Our garden has—for the last 25 years—been 100' X 100' (roughly a quarter acre). It produces sufficient vegetables to supply most of the food required by five or six people. We're now starting out on a new, 50' X 50' garden. And we believe that, using intensively planted raised beds, we'll be able to grow enough food for two or three people on this small plot.
Q: I've found that being a male has certain advantages when it comes to living the good life. I'm quite capable, for example, of hauling and cutting wood for my yearly needs, plus performing many other homestead chores that require "male muscle." All of the local women are very dependent on their masculine counterparts for such things. My question is: What would you do if Scott were unable to cut firewood and so forth? I realize I've no real information that leads me to assume that he does do this chore, but most of the women I know would—in such a situation—have to purchase wood or go back to relying on oil, gas, or electric heat.
A: Scott does saw, chop, and split all the wood burned in our kitchen and living room stoves. He also keeps the woodboxes full (and makes most fires). What do I think a lone woman would do if such an essential service were not tended to by someone else? Why, she'd do it herself, of course. And it would be a big job ... but it would be one that could (and would have to) be done.
Homestead living for a single person, whether man or woman, is a 24-hour occupation and should not be undertaken lightly. Several single people we know are attempting to clear their own land, build their own houses, and make their own gardens. Frankly, we think it's too much for one person (male or female) to take on alone.
Q: Could you give me a good source from which I could purchase pure Vermont maple syrup?
A: Since we left Vermont 27 years ago (where we hung over 4,000 buckets and made over 1,000 gallons of maple syrup during our last "sappin' " spring), we've had to buy the sweet liquid, as there's not a single maple tree on our wind-swept Maine coast. In our day syrup was sold at a little over $3.00 a gallon. Now that we have to buy it, though, the price is between $14 and $20 a gallon.
We have found Richard Garrett (Wellington, Maine) to be a good source for the real thing. His syrup is homemade, over wood fires on his own place, and he can send you either the finest Fancy quality, or Number One, or the blackstrap Number Two, which runs late in the season.

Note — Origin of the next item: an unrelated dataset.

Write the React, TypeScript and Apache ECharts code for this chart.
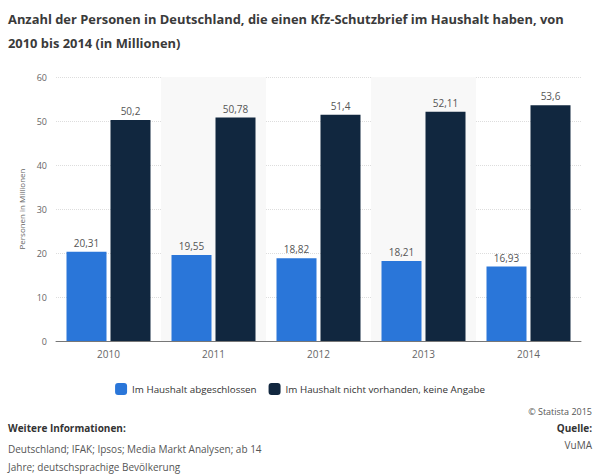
import React, { useEffect, useRef } from "react";
import * as echarts from "echarts";

const years = ["2010", "2011", "2012", "2013", "2014"];
const abgeschlossen = [20.31, 19.55, 18.82, 18.21, 16.93];
const nichtVorhanden = [50.2, 50.78, 51.4, 52.11, 53.6];
const seriesNames = ["Im Haushalt abgeschlossen", "Im Haushalt nicht vorhanden, keine Angabe"];
const titleLines = [
  "Anzahl der Personen in Deutschland, die einen Kfz-Schutzbrief im Haushalt haben, von",
  "2010 bis 2014 (in Millionen)",
];
const infoLines = [
  "Deutschland; IFAK; Ipsos; Media Markt Analysen; ab 14",
  "Jahre; deutschsprachige Bevölkerung",
];

const FONT = "'Open Sans', 'Noto Sans', sans-serif";

export default function App() {
  const ref = useRef<HTMLDivElement>(null);
  useEffect(() => {
    const chart = echarts.init(ref.current!, undefined, { renderer: "svg" });
    const fmt = (p: any) => String(p.value).replace(".", ",");
    chart.setOption({
      animation: false,
      backgroundColor: "#fff",
      textStyle: { fontFamily: FONT },
      grid: { left: 56, right: 19, top: 77, bottom: 135 },
      legend: {
        top: 378,
        left: "center",
        itemWidth: 12,
        itemHeight: 12,
        itemGap: 12,
        icon: "roundRect",
        textStyle: { fontSize: 9.8, color: "#333", fontFamily: FONT },
        data: seriesNames,
      },
      xAxis: {
        type: "category",
        data: years,
        axisLine: { lineStyle: { color: "#777", width: 1 } },
        axisTick: { show: false },
        axisLabel: { color: "#666", fontSize: 10, margin: 8, fontFamily: FONT },
        splitArea: { show: true, areaStyle: { color: ["rgba(255,255,255,0)", "#f8f8f8"] } },
      },
      yAxis: {
        type: "value",
        min: 0,
        max: 60,
        interval: 10,
        name: "Personen in Millionen",
        nameLocation: "middle",
        nameGap: 28,
        nameTextStyle: { fontSize: 8, color: "#666", fontFamily: FONT },
        axisLine: { show: false },
        axisTick: { show: false },
        axisLabel: { color: "#666", fontSize: 9, margin: 9, fontFamily: FONT },
        splitLine: { lineStyle: { color: "#ddd", type: "dotted" } },
      },
      series: [
        {
          name: seriesNames[0],
          type: "bar",
          data: abgeschlossen,
          barWidth: 40,
          barGap: "10%",
          itemStyle: { color: "#2a76d9" },
          label: { show: true, position: "top", distance: 4, fontSize: 10, color: "#555", formatter: fmt, fontFamily: FONT },
        },
        {
          name: seriesNames[1],
          type: "bar",
          data: nichtVorhanden,
          barWidth: 40,
          itemStyle: { color: "#11273f" },
          label: { show: true, position: "top", distance: 4, fontSize: 10, color: "#555", formatter: fmt, fontFamily: FONT },
        },
      ],
      graphic: [
        {
          type: "text",
          left: 8,
          top: 7,
          style: {
            text: titleLines.join("\n"),
            font: `bold 12.9px ${FONT}`,
            fill: "#3a3a3a",
            lineHeight: 24,
          },
        },
        {
          type: "text",
          right: 8,
          top: 407,
          style: { text: "© Statista 2015", font: `9px ${FONT}`, fill: "#555", textAlign: "right" },
        },
        {
          type: "text",
          left: 8,
          top: 423,
          style: { text: "Weitere Informationen:", font: `bold 10px ${FONT}`, fill: "#333" },
        },
        {
          type: "text",
          left: 8,
          top: 440,
          style: { text: infoLines.join("\n"), font: `10px ${FONT}`, fill: "#555", lineHeight: 18 },
        },
        {
          type: "text",
          right: 8,
          top: 423,
          style: { text: "Quelle:", font: `bold 10px ${FONT}`, fill: "#333", textAlign: "right" },
        },
        {
          type: "text",
          right: 8,
          top: 440,
          style: { text: "VuMA", font: `10px ${FONT}`, fill: "#555", textAlign: "right" },
        },
      ],
    });
    return () => chart.dispose();
  }, []);
  return <div ref={ref} style={{ width: 600, height: 476, position: "absolute", left: 0, top: 0 }} />;
}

Q: You folks are a great inspiration to me, but I have a question that I can't find the answer to in your publications.
How would you buy acreage in today's market without going into debt? Land here in Oregon is increasing in price faster than the inflation rate, and—if it just stayed even—inflation would still make it seem all but impossible to save enough money to pay cash for a piece of property. What advice do you have for young people, without substantial assets, who want to "live the good life?"

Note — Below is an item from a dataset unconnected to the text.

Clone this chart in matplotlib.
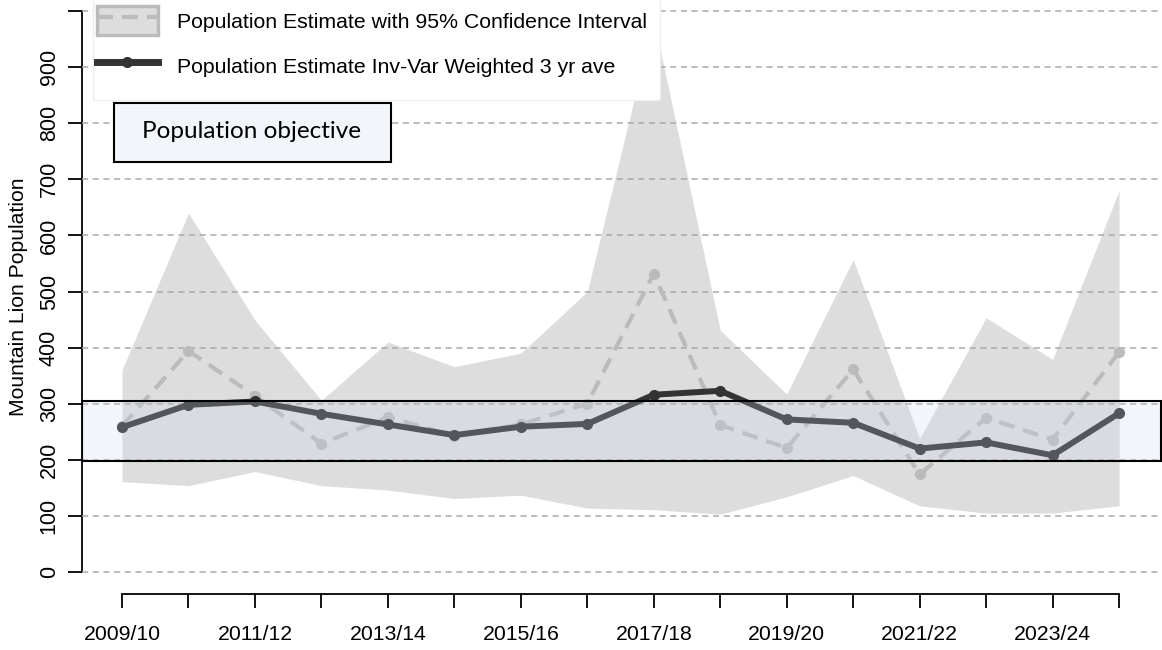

A: Your question is a real stumper. We're lucky enough to have been born in a previous generation ... when we had little cash, but when the dollar was worth 100¢, instead of the 10¢, 9¢, or 8¢ dollar which now passes for money. We admit it's difficult for young people to gather the funds to pay today's outrageously high real estate prices ... or even to find a suitable location that isn't already occupied by "summer folk."

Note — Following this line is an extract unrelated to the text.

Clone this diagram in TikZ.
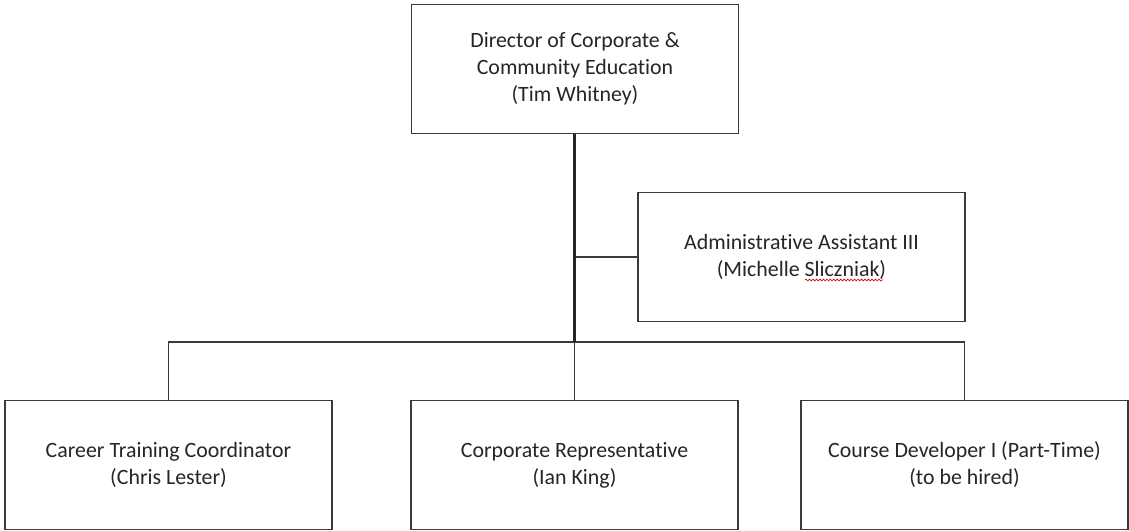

Try to locate other like-minded people, who have a little money ahead, and who will go into the enterprise with you. Don't go deep into debt for land. Drive up old dirt roads and find abandoned farmland. Look for acreage selling for back taxes.
You also might take on farm jobs and learn what you can before buying and settling down. In the meantime, hunt about and inquire as to what's on the market in the area you've chosen. When you find the place, you can hasten the possibility of self-sufficient living with economy and good management.
We encountered plenty of difficulties in the 1930's. You will find others, not necessarily similar, in the 1980's. We wish you good luck, patience, and perseverance in your search for the good life.